Trotz seiner kriminellen Energie ist „Diamanten Eddie“ gut angekommen. . .
Kray: Ich glaube, das hatte schon so eine gewisse Magie bei ihm. Er war jemand, der sich sehr direkt anderen Menschen angenähert hat. Er hat sich viele Freunde gemacht, gerade weil er sich nach dem Straflager und allem trotzdem eine gewisse Empfindsamkeit erhalten hat. Er hat sich nicht zurückgezogen, sein Charme war sein Panzer.
Ihr Buch ist ein Roman, keine Biografie. Wie viel darin ist vermutet, frei interpretiert oder erfunden?
Kray: Das ist eine ganz schwierige Frage. Der Verlauf des Buches war klar, weil er sich an der Geschichte meines Großvaters orientiert. Die einzelnen Etappen habe ich mir vorgestellt als verschiedene Räume. Ich habe ein halbes Jahr lang nur recherchiert, und die Räume dann mit den Ergebnissen möbliert.
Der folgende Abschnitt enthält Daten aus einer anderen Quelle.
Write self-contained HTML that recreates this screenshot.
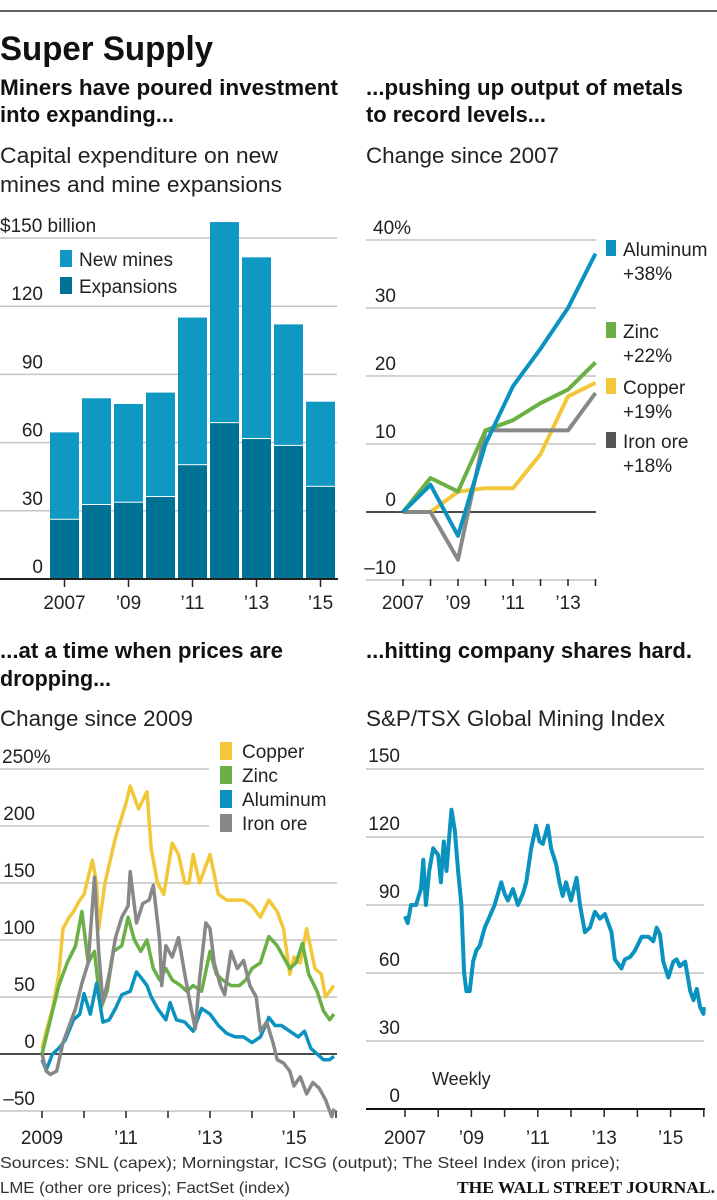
<!DOCTYPE html>
<html><head><meta charset="utf-8"><style>
html,body{margin:0;padding:0;background:#fff;}
svg{display:block;font-family:"Liberation Sans",sans-serif;}
.h{font-weight:bold;font-size:22px;fill:#111;}
.s{font-size:22px;fill:#222;}
.t{font-size:18px;fill:#222;}
.g{stroke:#c4c4c4;stroke-width:1.5;}
</style></head><body>
<svg id="root" width="717" height="1200" viewBox="0 0 717 1200">
<line x1="0" y1="11" x2="717" y2="11" stroke="#333" stroke-width="1.5"/>
<text x="0" y="60" font-size="34" font-weight="bold" fill="#111" textLength="213" lengthAdjust="spacingAndGlyphs">Super Supply</text>
<text class="h" x="0" y="95" textLength="338" lengthAdjust="spacingAndGlyphs">Miners have poured investment</text>
<text class="h" x="0" y="122" textLength="174" lengthAdjust="spacingAndGlyphs">into expanding...</text>
<text class="s" x="0" y="163" textLength="278" lengthAdjust="spacingAndGlyphs">Capital expenditure on new</text>
<text class="s" x="0" y="192" textLength="282" lengthAdjust="spacingAndGlyphs">mines and mine expansions</text>
<text class="h" x="366" y="95" textLength="317" lengthAdjust="spacingAndGlyphs">...pushing up output of metals</text>
<text class="h" x="366" y="122" textLength="180" lengthAdjust="spacingAndGlyphs">to record levels...</text>
<text class="s" x="366" y="163" textLength="193" lengthAdjust="spacingAndGlyphs">Change since 2007</text>
<text class="h" x="0" y="658" textLength="283" lengthAdjust="spacingAndGlyphs">...at a time when prices are</text>
<text class="h" x="0" y="686" textLength="111" lengthAdjust="spacingAndGlyphs">dropping...</text>
<text class="s" x="0" y="726" textLength="193" lengthAdjust="spacingAndGlyphs">Change since 2009</text>
<text class="h" x="366" y="658" textLength="326" lengthAdjust="spacingAndGlyphs">...hitting company shares hard.</text>
<text class="s" x="366" y="726" textLength="299" lengthAdjust="spacingAndGlyphs">S&amp;P/TSX Global Mining Index</text>
<text x="0" y="1168" font-size="16" fill="#333" textLength="620" lengthAdjust="spacingAndGlyphs">Sources: SNL (capex); Morningstar, ICSG (output); The Steel Index (iron price);</text>
<text x="0" y="1193" font-size="16" fill="#333" textLength="290" lengthAdjust="spacingAndGlyphs">LME (other ore prices); FactSet (index)</text>
<text x="457" y="1193" font-size="17" font-weight="bold" fill="#111" font-family="Liberation Serif,serif" textLength="258" lengthAdjust="spacingAndGlyphs">THE WALL STREET JOURNAL.</text>
<text class="t" x="432" y="1085">Weekly</text>
</svg>
<script>
// ---------- Chart 1 data ----------
const capexYears = [2007,2008,2009,2010,2011,2012,2013,2014,2015];
const capexTotal = [64.5,79.5,77,82,115,157,141.5,112,78];
const capexExpansions = [26.5,33,34,36.5,50.5,69,62,59,41];
const capexTicks = [0,30,60,90,120,150];
// ---------- Chart 2 data ----------
const outYears = [2007,2008,2009,2010,2011,2012,2013,2014];
const outAluminum = [0,4,-3.5,10,18.5,24,30,38];
const outZinc = [0,5,3,12,13.5,16,18,22];
const outCopper = [null,0,3,3.5,3.5,8.5,17,19];
const outIron = [0,0,-7,12,12,12,12,17.5];
const outTicks = [-10,0,10,20,30,40];
// ---------- Chart 3 data ----------
const priceTicks = [-50,0,50,100,150,200,250];
const copperT = [2009.0,2009.1,2009.25,2009.4,2009.5,2009.65,2009.75,2009.9,2010.0,2010.2,2010.3,2010.35,2010.5,2010.75,2011.0,2011.1,2011.3,2011.5,2011.6,2011.75,2011.9,2012.1,2012.25,2012.4,2012.5,2012.6,2012.75,2013.0,2013.2,2013.4,2013.6,2013.8,2014.0,2014.2,2014.4,2014.6,2014.75,2014.9,2015.0,2015.15,2015.3,2015.5,2015.65,2015.75,2015.95];
const copperV = [5,20,40,70,110,120,125,135,140,170,150,110,150,190,220,235,215,230,180,150,140,185,175,150,150,175,150,175,140,135,135,135,130,120,135,125,110,70,85,80,110,75,70,50,60];
const zincT = [2009.0,2009.2,2009.4,2009.6,2009.8,2009.95,2010.1,2010.25,2010.4,2010.55,2010.7,2010.9,2011.05,2011.2,2011.35,2011.5,2011.65,2011.8,2011.95,2012.1,2012.3,2012.45,2012.6,2012.8,2013.0,2013.15,2013.3,2013.5,2013.7,2013.85,2014.0,2014.2,2014.4,2014.6,2014.75,2014.9,2015.05,2015.2,2015.35,2015.55,2015.7,2015.85,2015.95];
const zincV = [0,30,60,80,95,125,80,90,40,55,90,95,120,100,90,100,75,65,75,65,60,55,60,55,90,70,65,60,60,65,75,80,103,95,85,75,80,97,70,55,38,30,35];
const alumT = [2009.0,2009.1,2009.25,2009.4,2009.55,2009.75,2009.9,2010.0,2010.15,2010.3,2010.45,2010.6,2010.75,2010.9,2011.1,2011.25,2011.4,2011.5,2011.6,2011.75,2011.95,2012.05,2012.2,2012.4,2012.6,2012.8,2013.0,2013.2,2013.4,2013.6,2013.8,2014.0,2014.2,2014.4,2014.55,2014.7,2014.9,2015.1,2015.25,2015.4,2015.55,2015.7,2015.85,2015.95];
const alumV = [-5,-14,0,5,12,30,35,53,35,62,28,30,40,52,55,72,65,60,50,40,30,45,30,28,20,40,35,25,18,15,15,10,15,32,25,25,20,15,20,5,0,-5,-5,-2];
const ironT = [2009.0,2009.1,2009.2,2009.35,2009.5,2009.65,2009.8,2009.95,2010.1,2010.25,2010.35,2010.45,2010.6,2010.75,2010.9,2011.05,2011.1,2011.25,2011.4,2011.55,2011.65,2011.8,2011.85,2011.95,2012.1,2012.25,2012.4,2012.55,2012.65,2012.75,2012.9,2013.0,2013.1,2013.25,2013.35,2013.5,2013.65,2013.8,2013.95,2014.1,2014.2,2014.35,2014.5,2014.6,2014.75,2014.9,2015.0,2015.15,2015.3,2015.45,2015.6,2015.75,2015.9,2015.95];
const ironV = [0,-15,-18,-15,10,25,40,62,80,155,90,45,70,102,120,130,160,115,132,135,148,100,60,95,85,102,70,40,22,65,115,110,80,60,52,90,75,82,60,50,20,28,10,-5,-8,-15,-28,-20,-35,-25,-30,-40,-55,-48];
// ---------- Chart 4 data ----------
const idxTicks = [0,30,60,90,120,150];
const idxT = [2007.0,2007.08,2007.18,2007.33,2007.48,2007.55,2007.63,2007.73,2007.85,2008.0,2008.08,2008.17,2008.25,2008.33,2008.4,2008.5,2008.6,2008.7,2008.78,2008.85,2008.95,2009.05,2009.15,2009.25,2009.4,2009.55,2009.7,2009.9,2010.0,2010.1,2010.25,2010.4,2010.55,2010.65,2010.8,2010.95,2011.05,2011.15,2011.3,2011.4,2011.55,2011.65,2011.75,2011.85,2012.0,2012.17,2012.27,2012.42,2012.57,2012.72,2012.87,2013.02,2013.22,2013.32,2013.52,2013.62,2013.78,2013.93,2014.13,2014.33,2014.48,2014.58,2014.68,2014.78,2014.93,2015.08,2015.18,2015.28,2015.44,2015.59,2015.69,2015.79,2015.89,2015.99,2016.0];
const idxV = [85,82,90,90,97,110,90,105,115,112,100,118,105,120,132,123,105,90,60,52,52,65,70,72,80,85,90,100,95,92,97,90,95,100,115,125,118,117,125,115,108,100,94,100,92,102,90,78,80,87,84,86,78,66,62,66,67,70,76,76,74,80,77,65,58,65,66,63,65,52,48,53,45,42,45];

const NS='http://www.w3.org/2000/svg';
const root=document.getElementById('root');
function mk(tag,attrs,parent){const e=document.createElementNS(NS,tag);for(const k in attrs)e.setAttribute(k,attrs[k]);(parent||root).appendChild(e);return e;}
function lbl(x,y,s,anchor,parent){const t=mk('text',{x:x,y:y,'font-size':19,fill:'#222','text-anchor':anchor||'start'},parent);t.textContent=s;return t;}

// ===== Chart 1: bars =====
(function(){
  const g=mk('g',{});
  
  
  const y=v=>579-v*(341/150);
  const x=i=>50+i*32;
  capexTicks.forEach(v=>{
    if(v>0){const l=mk('line',{x1:0,x2:337,y1:y(v),y2:y(v),class:'g'},g);
    
    }
    const t=lbl(v===150?0:43,y(v)-6,v===150?'$150 billion':String(v),v===150?'start':'end',g);
    
    
  });
  capexYears.forEach((yr,i)=>{
    const r1=mk('rect',{x:x(i),y:y(capexTotal[i]),width:29,height:y(capexExpansions[i])-y(capexTotal[i]),fill:'#0f98c1'},g);
    
    
    const r2=mk('rect',{x:x(i),y:y(capexExpansions[i])+1,width:29,height:y(0)-y(capexExpansions[i])-1,fill:'#007296'},g);
    
    
    if(i%2===0){
      const tk=mk('line',{x1:x(i)+14.5,x2:x(i)+14.5,y1:579,y2:587,stroke:'#222','stroke-width':1.5},g);
      
      
      const t=lbl(x(i)+14.5,609,yr===2007?'2007':'\u2019'+String(yr).slice(2),'middle',g);
      
      
    }
  });
  const ax=mk('line',{x1:0,x2:338,y1:579,y2:579,stroke:'#222','stroke-width':2},g);
  
  
  const leg=[['New mines','#0f98c1',250],['Expansions','#007296',277]];
  leg.forEach(L=>{
    const s=mk('rect',{x:60,y:L[2],width:12,height:17,fill:L[1]},g);
    
    
    const t=lbl(79,L[2]+16,L[0],'start',g);
    
    
  });
})();

// ===== Chart 2: output lines =====
(function(){
  const g=mk('g',{});
  
  
  const y=v=>512-v*6.8;
  const x=yr=>403+(yr-2007)*27.5;
  outTicks.forEach(v=>{
    const l=mk('line',{x1:366,x2:596,y1:y(v),y2:y(v),class:'g'},g);
    if(v===0){l.setAttribute('stroke','#111');l.setAttribute('style','stroke:#111;stroke-width:1.5');}
    
    
    const t=lbl(396,y(v)-6,v===40?'40%':(v<0?'\u2013'+Math.abs(v):String(v)),'end',g);
    if(v===40){t.setAttribute('text-anchor','start');t.setAttribute('x',373);}
    
    
  });
  outYears.forEach(yr=>{
    const tk=mk('line',{x1:x(yr),x2:x(yr),y1:579,y2:586,stroke:'#222','stroke-width':1.5},g);
    
    
    if(yr%2===1){
      const t=lbl(x(yr),609,yr===2007?'2007':'\u2019'+String(yr).slice(2),'middle',g);
      
      
    }
  });
  const series=[['copper',outCopper,'#f2c73a'],['iron-ore',outIron,'#888888'],['zinc',outZinc,'#6ab045'],['aluminum',outAluminum,'#0a93bf']];
  series.forEach(S=>{
    let d='';
    S[1].forEach((v,i)=>{if(v===null)return;d+=(d?'L':'M')+x(outYears[i]).toFixed(1)+','+y(v).toFixed(1);});
    const p=mk('path',{d:d,fill:'none',stroke:S[2],'stroke-width':4,'stroke-linejoin':'round'},g);
    
    
  });
  const leg=[['Aluminum','+38%','#0a93bf',240],['Zinc','+22%','#6ab045',322],['Copper','+19%','#f2c73a',378],['Iron ore','+18%','#555555',432]];
  leg.forEach(L=>{
    const s=mk('rect',{x:606,y:L[3],width:10,height:16,fill:L[2]},g);
    
    
    const t=lbl(623,L[3]+16,L[0],'start',g);
    
    
    const t2=lbl(623,L[3]+40,L[1],'start',g);
    
    
  });
})();

// ===== Chart 3: prices =====
(function(){
  const g=mk('g',{});
  
  
  const y=v=>1054-v*(57/50);
  const x=t=>42+(t-2009)*42;
  priceTicks.forEach(v=>{
    if(v>-50){
      const l=mk('line',{x1:0,x2:(v>=200?209:337),y1:y(v),y2:y(v),class:'g'},g);
      if(v===0){l.setAttribute('style','stroke:#111;stroke-width:1.5');}
      
      
    }
    const t=lbl(v===250?2:35,y(v)-6,v===250?'250%':(v<0?'\u2013'+Math.abs(v):String(v)),v===250?'start':'end',g);
    
    
  });
  const ax=mk('line',{x1:0,x2:338,y1:1111,y2:1111,stroke:'#c4c4c4','stroke-width':1.5},g);
  
  
  for(let yr=2009;yr<=2016;yr++){
    const tk=mk('line',{x1:x(yr),x2:x(yr),y1:1111,y2:1118,stroke:'#222','stroke-width':1.5},g);
    
    
    if(yr%2===1){
      const t=lbl(x(yr),1144,yr===2009?'2009':'\u2019'+String(yr).slice(2),'middle',g);
      
      
    }
  }
  const series=[['copper',copperT,copperV,'#f2c73a'],['zinc',zincT,zincV,'#6ab045'],['aluminum',alumT,alumV,'#0a93bf'],['iron-ore',ironT,ironV,'#888888']];
  series.forEach(S=>{
    let d='';
    S[1].forEach((t,i)=>{d+=(i?'L':'M')+x(t).toFixed(1)+','+y(S[2][i]).toFixed(1);});
    const p=mk('path',{d:d,fill:'none',stroke:S[3],'stroke-width':3.5,'stroke-linejoin':'round'},g);
    
    
  });
  const leg=[['Copper','#f2c73a',742],['Zinc','#6ab045',766],['Aluminum','#0a93bf',790],['Iron ore','#888888',814]];
  leg.forEach(L=>{
    const s=mk('rect',{x:220,y:L[2],width:12,height:18,fill:L[1]},g);
    
    
    const t=lbl(242,L[2]+16,L[0],'start',g);
    
    
  });
})();

// ===== Chart 4: index =====
(function(){
  const g=mk('g',{});
  
  
  const y=v=>1109-v*(68/30);
  const x=t=>405+(t-2007)*33.2;
  idxTicks.forEach(v=>{
    if(v>0){
      const l=mk('line',{x1:366,x2:704,y1:y(v),y2:y(v),class:'g'},g);
      
      
    }
    const t=lbl(400,y(v)-7,String(v),'end',g);
    
    
  });
  const ax=mk('line',{x1:366,x2:705,y1:1109,y2:1109,stroke:'#111','stroke-width':2},g);
  
  
  for(let yr=2007;yr<=2016;yr++){
    const tk=mk('line',{x1:x(yr),x2:x(yr),y1:1109,y2:1117,stroke:'#222','stroke-width':1.5},g);
    
    
    if(yr%2===1&&yr<2016){
      const t=lbl(x(yr),1144,yr===2007?'2007':'\u2019'+String(yr).slice(2),'middle',g);
      
      
    }
  }
  let d='';
  idxT.forEach((t,i)=>{d+=(i?'L':'M')+x(t).toFixed(1)+','+y(idxV[i]).toFixed(1);});
  const p=mk('path',{d:d,fill:'none',stroke:'#0a93bf','stroke-width':4,'stroke-linejoin':'round'},g);
  
  
})();
</script>
</body></html>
Jene Räume, die dann noch zu karg waren, habe ich mit meiner Fiktion eingerichtet, mit Gesprächen oder ganzen Episoden.
Welche zum Beispiel?
Kray: Die Jahre 1945 bis 1948 waren nahezu leere Räume. Ich hatte nur ein Foto von ihm mit seiner ersten Freundin Marianne. Hinten drauf stand „Düsseldorf“, daher wusste ich, wo er war. Ich habe mir überlegt, wie mein Großvater zum Dieb und Hehler werden konnte. Nach dem Krieg ging viel über den Schwarzmarkt, Alliierte verkauften Essen an Deutsche. Dabei fungierten häufig Verschleppte als Mittelsmänner. Das habe ich meinem Großvater zugeschrieben.